The Taliban were the nemesis of everyone in the world when 9/11 struck. They remained a sore bristle until the Northern Alliance government because financial corruption and warlordism proved inept to anchor the diverging political and tribal forces to a common position. The combination of political jockeying among the Afghan power contenders and an oft-disarrayed US-led Nato operation in Afghanistan stood the Taliban out, once again, as a defining stakeholder. In a natural international relation response, the necks that once stuck out for the Northern Alliance shifted position to follow the Taliban. India, however, kept ignoring the Taliban on the pretext that their return to power would recast the Jihad era of the ’90s with the potential to transcend into Kashmir. If this argument holds then neither China, Russia nor Iran should welcome the Taliban. Each one of them had seen terrorism branching out to their countries during the Taliban reign.
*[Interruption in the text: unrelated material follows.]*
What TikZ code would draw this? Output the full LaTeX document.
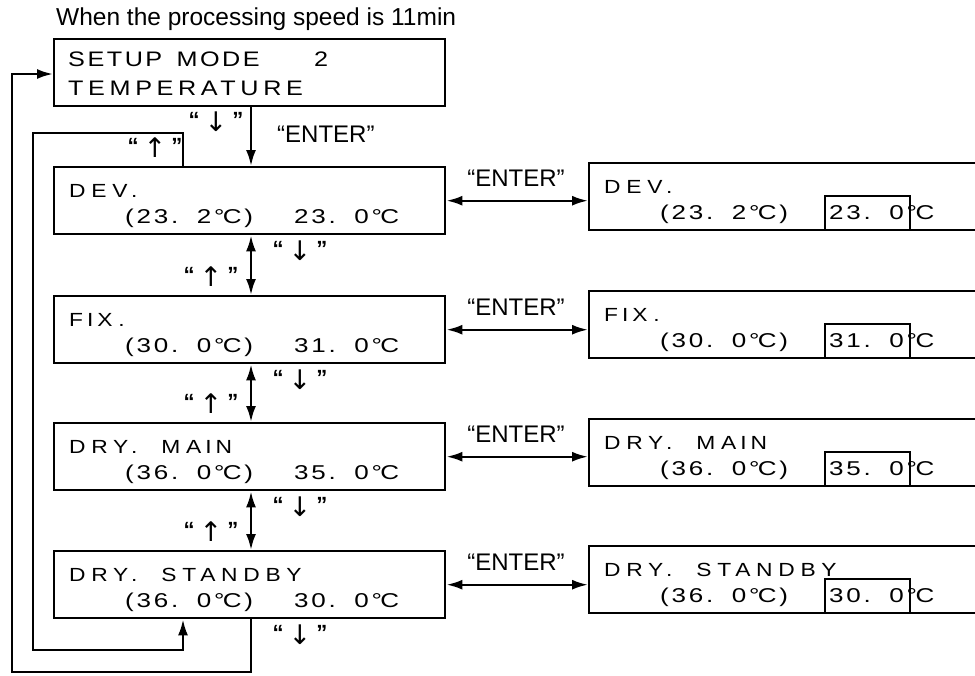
\documentclass[tikz,border=0pt]{standalone}
\usepackage{fontspec}
\setmainfont{Liberation Sans}
\newfontfamily\lcdA[FakeStretch=1.2,LetterSpace=30,WordSpace=2]{Liberation Sans}
\newfontfamily\lcdB[FakeStretch=1.3,LetterSpace=14,WordSpace=1.5]{Liberation Sans}
\newfontfamily\lcdS[FakeStretch=1.2,LetterSpace=22,WordSpace=2]{Liberation Sans}
\newfontfamily\lcdT[FakeStretch=1.2,LetterSpace=12,WordSpace=1.5]{Liberation Sans}
\newfontfamily\arrfont{DejaVu Sans}
\usetikzlibrary{arrows.meta,calc}
\newcommand\qL{{\fontsize{22}{22}\selectfont\bfseries “}}
\newcommand\qR{{\fontsize{22}{22}\selectfont\bfseries ”}}
\newcommand\keydn{\qL\kern5pt\raisebox{-4pt}{\fontsize{27}{27}\arrfont ↓}\kern5pt\qR}
\newcommand\keyup{\qL\kern5pt\raisebox{-4pt}{\fontsize{27}{27}\arrfont ↑}\kern5pt\qR}
\newcommand\dgC{°\kern-1.5pt C}
\begin{document}
\begin{tikzpicture}[x=1pt,y=-1pt,line width=2.4pt,
  box/.style={draw,rectangle,minimum width=391pt,minimum height=67pt,inner sep=0pt,anchor=north west},
  rbox/.style={draw,rectangle,minimum width=400pt,minimum height=67pt,inner sep=0pt,anchor=north west},
  selbox/.style={draw,rectangle,minimum width=85pt,minimum height=34pt,inner sep=0pt,anchor=south west},
  lineA/.style={anchor=base west,inner sep=0pt,font=\fontsize{19}{19}\lcdA},
  lineB/.style={anchor=base west,inner sep=0pt,font=\fontsize{20}{20}\lcdB},
  lineS/.style={anchor=base west,inner sep=0pt,font=\fontsize{21}{21}\lcdS},
  lineT/.style={anchor=base west,inner sep=0pt,font=\fontsize{21}{21}\lcdT},
  enterlbl/.style={anchor=base,inner sep=0pt,font=\fontsize{24}{24}\selectfont},
  keylbl/.style={anchor=center,inner sep=0pt},
  arw/.style={-{Latex[length=16pt,width=10pt]}},
  darw/.style={{Latex[length=16pt,width=10pt]}-{Latex[length=16pt,width=10pt]}}
]
\useasboundingbox (0,0) rectangle (975,675);
\clip (0,0) rectangle (975,675);

\node[anchor=base west,inner sep=0pt,font=\fontsize{24.5}{24.5}\selectfont] (title) at (55,25) {When the processing speed is 11min};

% left boxes
\node[box] (setup) at (53,38) {};
\node[box] (dev) at (53,166) {};
\node[box] (fix) at (53,295) {};
\node[box] (main) at (53,422) {};
\node[box] (stby) at (53,550) {};

% right boxes
\node[rbox] (rdev) at (588,162) {};
\node[rbox] (rfix) at (588,290) {};
\node[rbox] (rmain) at (588,418) {};
\node[rbox] (rstby) at (588,545) {};

% selection boxes
\node[selbox] (sdev) at ($(rdev.south west)+(236,0)$) {};
\node[selbox] (sfix) at ($(rfix.south west)+(236,0)$) {};
\node[selbox] (smain) at ($(rmain.south west)+(236,0)$) {};
\node[selbox] (sstby) at ($(rstby.south west)+(236,0)$) {};

% texts setup
\node[lineT] (setupa) at ($(setup.north west)+(14,28)$) {SETUP MODE\hspace{40pt} 2};
\node[lineS] (setupb) at ($(setup.north west)+(14,57)$) {TEMPERATURE};

% left texts
\node[lineA] (deva) at ($(dev.north west)+(15,31)$) {DEV.};
\node[lineB] (devb) at ($(dev.north west)+(71,57)$) {(23. 2\dgC)};
\node[lineB] (devc) at ($(dev.north west)+(240,57)$) {23. 0\dgC};
\node[lineA] (fixa) at ($(fix.north west)+(15,31)$) {F\kern4pt I\kern4pt X.};
\node[lineB] (fixb) at ($(fix.north west)+(71,57)$) {(30. 0\dgC)};
\node[lineB] (fixc) at ($(fix.north west)+(240,57)$) {31. 0\dgC};
\node[lineA] (maina) at ($(main.north west)+(15,31)$) {DRY. MA\kern4pt I\kern4pt N};
\node[lineB] (mainb) at ($(main.north west)+(71,57)$) {(36. 0\dgC)};
\node[lineB] (mainc) at ($(main.north west)+(240,57)$) {35. 0\dgC};
\node[lineA] (stbya) at ($(stby.north west)+(15,31)$) {DRY. STANDBY};
\node[lineB] (stbyb) at ($(stby.north west)+(71,57)$) {(36. 0\dgC)};
\node[lineB] (stbyc) at ($(stby.north west)+(240,57)$) {30. 0\dgC};

% right texts
\node[lineA] (rdeva) at ($(rdev.north west)+(15,31)$) {DEV.};
\node[lineB] (rdevb) at ($(rdev.north west)+(71,57)$) {(23. 2\dgC)};
\node[lineB] (rdevc) at ($(rdev.north west)+(240,57)$) {23. 0\dgC};
\node[lineA] (rfixa) at ($(rfix.north west)+(15,31)$) {F\kern4pt I\kern4pt X.};
\node[lineB] (rfixb) at ($(rfix.north west)+(71,57)$) {(30. 0\dgC)};
\node[lineB] (rfixc) at ($(rfix.north west)+(240,57)$) {31. 0\dgC};
\node[lineA] (rmaina) at ($(rmain.north west)+(15,31)$) {DRY. MA\kern4pt I\kern4pt N};
\node[lineB] (rmainb) at ($(rmain.north west)+(71,57)$) {(36. 0\dgC)};
\node[lineB] (rmainc) at ($(rmain.north west)+(240,57)$) {35. 0\dgC};
\node[lineA] (rstbya) at ($(rstby.north west)+(15,31)$) {DRY. STANDBY};
\node[lineB] (rstbyb) at ($(rstby.north west)+(71,57)$) {(36. 0\dgC)};
\node[lineB] (rstbyc) at ($(rstby.north west)+(240,57)$) {30. 0\dgC};

% helper coordinates
\coordinate (colx) at (251,0);
\coordinate (ix) at (183,0);
\coordinate (itl) at (33,133);
\coordinate (ibl) at (33,650);
\coordinate (obl) at (12,672);
\coordinate (oy) at (0,74);
\coordinate (mx) at (516,0);

% vertical connectors
\draw[arw] (setup.south -| colx) -- (dev.north -| colx);
\draw[darw] (dev.south -| colx) -- (fix.north -| colx);
\draw[darw] (fix.south -| colx) -- (main.north -| colx);
\draw[darw] (main.south -| colx) -- (stby.north -| colx);

% ENTER connectors
\draw[darw] (dev.east) -- (dev.east -| rdev.west);
\draw[darw] (fix.east) -- (fix.east -| rfix.west);
\draw[darw] (main.east) -- (main.east -| rmain.west);
\draw[darw] (stby.east) -- (stby.east -| rstby.west);

% loops
\draw[arw] (dev.north -| ix) |- (itl) -- (ibl) -| (stby.south -| ix);
\draw[arw] (stby.south -| colx) |- (obl) -- (obl |- oy) -- (setup.west |- oy);

% ENTER labels
\node[anchor=base west,inner sep=0pt,font=\fontsize{24}{24}\selectfont] (e0) at (276,142) {“ENTER”};
\node[enterlbl,yshift=14pt] (e1) at (dev.east -| mx) {“ENTER”};
\node[enterlbl,yshift=14pt] (e2) at (fix.east -| mx) {“ENTER”};
\node[enterlbl,yshift=14pt] (e3) at (main.east -| mx) {“ENTER”};
\node[enterlbl,yshift=14pt] (e4) at (stby.east -| mx) {“ENTER”};

% key labels
\node[keylbl] (k0) at (216,122) {\keydn};
\node[keylbl] (k1) at (155,148) {\keyup};
\node[keylbl] (k2) at (300,251) {\keydn};
\node[keylbl] (k3) at (211,277) {\keyup};
\node[keylbl] (k4) at (300,380) {\keydn};
\node[keylbl] (k5) at (211,404) {\keyup};
\node[keylbl] (k6) at (300,507) {\keydn};
\node[keylbl] (k7) at (211,532) {\keyup};
\node[keylbl] (k8) at (300,635) {\keydn};
\end{tikzpicture}
\end{document}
The Taliban are ready to sit with India, which is part of the US mandate to see regional powers taking ownership of the Afghan crisis. The demand that the Taliban should first recognise the Afghan government before shaking hands with India is a call that even the US had been unable to extract. As for the fear of Jihad returning, this spectre is more likely to re-emerge in a lawless Afghanistan in the grip of conflict and political polarisation. Hence, all the more important for India to respond to the Taliban and the US overture.

The US is desperate to shut down the war in Afghanistan and will broker no hurdle.

The last impasse, spreading months-long political uncertainty, has also been removed with the power-sharing agreement between President Ashraf Ghani and Dr Abdullah Abdullah. Not before the US threatened to dry financial aid to Afghanistan to the tune of $1 billion did this deadlock fall apart.

In an interesting twist, Abdullah will also lead peace negotiations with the Taliban under the title of chairman of the High Council for National Reconciliation. Bringing Abdullah into the centre stage of peace negotiation will have three obvious consequences. One, it will enable the release of the Taliban prisoners, a precondition to the ceasefire, on which Ghani has been showing resistance. Two, a legitimate people’s representative, as a peace leader would address India’s concern of seeing the Taliban engaged with the Afghan government. Three, it will jumpstart the intra-Afghan peace dialogue, a prelude to any successful negotiation for the transfer of power with the US.

Notwithstanding, its billions of dollars of investment in Afghanistan, India’s overriding concern in the contemporary scenario should be to favour an arrangement that breaks the Afghan out of the jinx of internal rifts, tribal prejudices, and the buffer-state hangover. For this change to occur India would have to revisit its political script, which in its present shape is divisive and disruptive.

Published in The Express Tribune, May 21st, 2020.